Fuimos muchas veces juntos de librerías por la ciudad. Sobre todo a Antígona, en la calle Pedro Cerbuna, y a Los portadores de sueños, en la calle Blancas. En ambas librerías José Antonio se sentía como en casa y era difícil que saliera de ellas sin comprar algún libro. Pero también visitábamos otras librerías: Cálamo, en la plaza de San Francisco, la Librería Central en la calle Corona de Aragón, o la Librería General, en el paseo de la Independencia. José Antonio fue siempre un buen lector y leyó hasta el final. A mí me pidió el verano pasado que le llevara a casa el último diario de Andrés Trapiello y los últimos días andaba leyendo a Herta Müller porque Félix Romeo se la había recomendado vivamente.

Y no nos libramos de las bodas y los entierros. Fuimos juntos a las bodas de algunos amigos en la ciudad. Las dos últimas que recuerdo fueron las de Rafael e Ignacio Artal, los hijos de nuestro amigo Ángel. Las ceremonias fueron en San Pablo y  San Cayetano, y los banquetes -en homenaje a Buñuel, por aquello del discreto encanto de la burguesía- en el Gran Hotel de la calle Joaquín Costa, el hotel más decadente y con más glamour de la ciudad. Esos días José Antonio se ponía traje y corbata. De los entierros en Torrero prefiero no acordarme pese a que no han sido pocas las veces que tuvimos que subir hasta allí juntos.

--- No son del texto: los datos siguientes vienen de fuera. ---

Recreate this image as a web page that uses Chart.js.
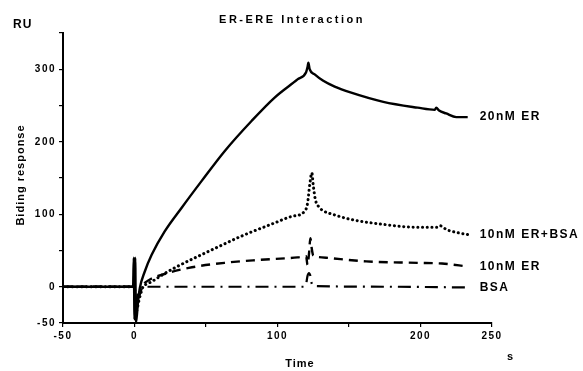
<!DOCTYPE html>
<html>
<head>
<meta charset="utf-8">
<script src="https://cdn.jsdelivr.net/npm/chart.js@4/dist/chart.umd.min.js"></script>
<style>
  html, body { margin: 0; padding: 0; background: #fff; }
  #wrap { width: 583px; height: 371px; }
</style>
</head>
<body>
<div id="wrap"><canvas id="sprChart" width="583" height="371"></canvas></div>
<script>
// ----- data -----
const xTicksShown = [-50, 0, 100, 200, 250];
const yTicksShown = [-50, 0, 100, 200, 300];

const er20Time   = [-50, -1, -0.5, 0, 0.5, 1, 2.5, 3.8, 7, 12, 21, 33, 47, 63, 82, 98, 114, 120, 121, 121.6, 122.5, 126, 132, 140, 151, 174, 198, 210, 211, 213, 218, 225, 233];
const er20Values = [0, 0, 40, -45, 40, -50, -20, -1, 20, 44, 76, 109, 146, 187, 229, 261, 286, 296, 303, 309, 300, 293, 284, 276, 268, 255, 247, 244, 247, 243, 239, 234, 234];

const erBsaTime   = [-50, 0, 1, 3, 4, 6, 9, 12, 20, 28, 52, 75, 98, 110, 119, 121, 122.5, 124, 125, 126.5, 129, 131, 140, 151, 174, 198, 212, 214, 218, 225, 233];
const erBsaValues = [0, 0, -35, -20, -12, 0, 4, 7, 17, 26, 49, 70, 88, 97, 104, 115, 140, 157, 140, 120, 110, 106, 99, 93, 86, 82, 82, 84, 79, 75, 72];

const er10Time   = [-50, 0, 1, 3, 6, 10, 20, 38, 63, 87, 114, 120, 121, 122, 123, 124, 125, 128, 134, 162, 198, 215, 233];
const er10Values = [0, 0, -30, -15, 2, 9, 17, 26, 33, 37, 40.5, 42, 30, 45, 67, 52, 43, 41, 40, 35, 33, 32, 28];

const bsaTime   = [-50, 0, 1, 3, 5, 60, 118, 120, 121, 122, 123, 124, 126, 180, 233];
const bsaValues = [0, 0, -20, -5, 0, 0, 0, 4, 15, 19, 15, 4, 1, 0, -1];

const seriesNames = ['20nM ER', '10nM ER+BSA', '10nM ER', 'BSA'];

function toPoints(xs, ys) {
  return xs.map((x, i) => ({ x: x, y: ys[i] }));
}

const FONT = 'Liberation Sans, Arial, sans-serif';

// labels at the end of each trace + titles
const annotate = {
  id: 'annotate',
  beforeDraw(chart) {
    chart.ctx.letterSpacing = '1.5px';
  },
  afterDraw(chart) {
    const ctx = chart.ctx;
    const xs = chart.scales.x;
    const ys = chart.scales.y;
    ctx.save();
    ctx.fillStyle = '#000';
    ctx.textBaseline = 'middle';

    // series end labels
    ctx.letterSpacing = '1.5px';
    ctx.font = 'bold 12px ' + FONT;
    ctx.textAlign = 'left';
    chart.data.datasets.forEach((ds) => {
      const last = ds.data[ds.data.length - 1];
      const px = xs.getPixelForValue(last.x);
      const py = ys.getPixelForValue(last.y);
      ctx.fillText(ds.label, px + 12, py);
    });

    // chart title
    ctx.letterSpacing = '2.5px';
    ctx.font = 'bold 11px ' + FONT;
    ctx.textAlign = 'center';
    ctx.fillText('ER-ERE Interaction', 292, 20);

    // unit labels
    ctx.letterSpacing = '1px';
    ctx.font = 'bold 12px ' + FONT;
    ctx.textAlign = 'left';
    ctx.fillText('RU', 13, 25);
    ctx.font = 'bold 11px ' + FONT;
    ctx.fillText('s', 507, 357);

    // axis titles
    ctx.letterSpacing = '1px';
    ctx.textAlign = 'center';
    ctx.fillText('Time', 300, 364);
    ctx.translate(21, 175);
    ctx.rotate(-Math.PI / 2);
    ctx.fillText('Biding response', 0, 0);
    ctx.restore();
  }
};

const ctx = document.getElementById('sprChart').getContext('2d');

new Chart(ctx, {
  type: 'line',
  data: {
    datasets: [
      {
        label: seriesNames[0],
        data: toPoints(er20Time, er20Values),
        borderColor: '#000',
        borderWidth: 2.4,
        cubicInterpolationMode: 'monotone'
      },
      {
        label: seriesNames[1],
        data: toPoints(erBsaTime, erBsaValues),
        borderColor: '#000',
        borderWidth: 3,
        borderDash: [0.1, 4.6],
        borderCapStyle: 'round',
        cubicInterpolationMode: 'monotone'
      },
      {
        label: seriesNames[2],
        data: toPoints(er10Time, er10Values),
        borderColor: '#000',
        borderWidth: 2.4,
        borderDash: [9, 6],
        cubicInterpolationMode: 'monotone'
      },
      {
        label: seriesNames[3],
        data: toPoints(bsaTime, bsaValues),
        borderColor: '#000',
        borderWidth: 2.2,
        borderDash: [13, 6, 2, 6],
        cubicInterpolationMode: 'monotone'
      }
    ]
  },
  options: {
    responsive: false,
    maintainAspectRatio: false,
    animation: false,
    layout: { padding: { top: 33, right: 91, left: 0, bottom: 0 } },
    elements: { point: { radius: 0 } },
    scales: {
      x: {
        type: 'linear',
        min: -50,
        max: 250,
        afterFit(scale) { scale.height = 48; },
        ticks: {
          stepSize: 50,
          autoSkip: false,
          maxRotation: 0,
          padding: 3,
          color: '#000',
          font: { family: FONT, weight: 'bold', size: 10 },
          callback: (v) => xTicksShown.includes(v) ? String(v) : ''
        },
        grid: { drawOnChartArea: false, tickLength: 4, color: '#000', lineWidth: 1.2 },
        border: { display: true, color: '#000', width: 2 }
      },
      y: {
        min: -50,
        max: 350,
        afterFit(scale) { scale.width = 63; },
        ticks: {
          stepSize: 50,
          autoSkip: false,
          padding: 3,
          color: '#000',
          font: { family: FONT, weight: 'bold', size: 10 },
          callback: (v) => yTicksShown.includes(v) ? String(v) : ''
        },
        grid: { drawOnChartArea: false, tickLength: 4, color: '#000', lineWidth: 1.2 },
        border: { display: true, color: '#000', width: 2 }
      }
    },
    plugins: {
      legend: { display: false },
      tooltip: { enabled: false }
    }
  },
  plugins: [annotate]
});
</script>
</body>
</html>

Buena parte de su vida la pasó José Antonio Labordeta en Zaragoza, la ciudad en la que había nacido y a la que, pese a todas las críticas que pudiera hacerle, desencuentros y contrariedades, le tenía un “cariño ancestral”. En esta “vetusta ciudad, vieja como ninguna”, como él la llamó, pasamos José Antonio y yo algunos de nuestros mejores momentos, siempre rodeados de buenos amigos. Esos recuerdos zaragozanos me servirán para hacer más llevadera su ausencia. Si es que alguna vez su ausencia podrá hacerse llevadera para quienes tanto lo quisimos.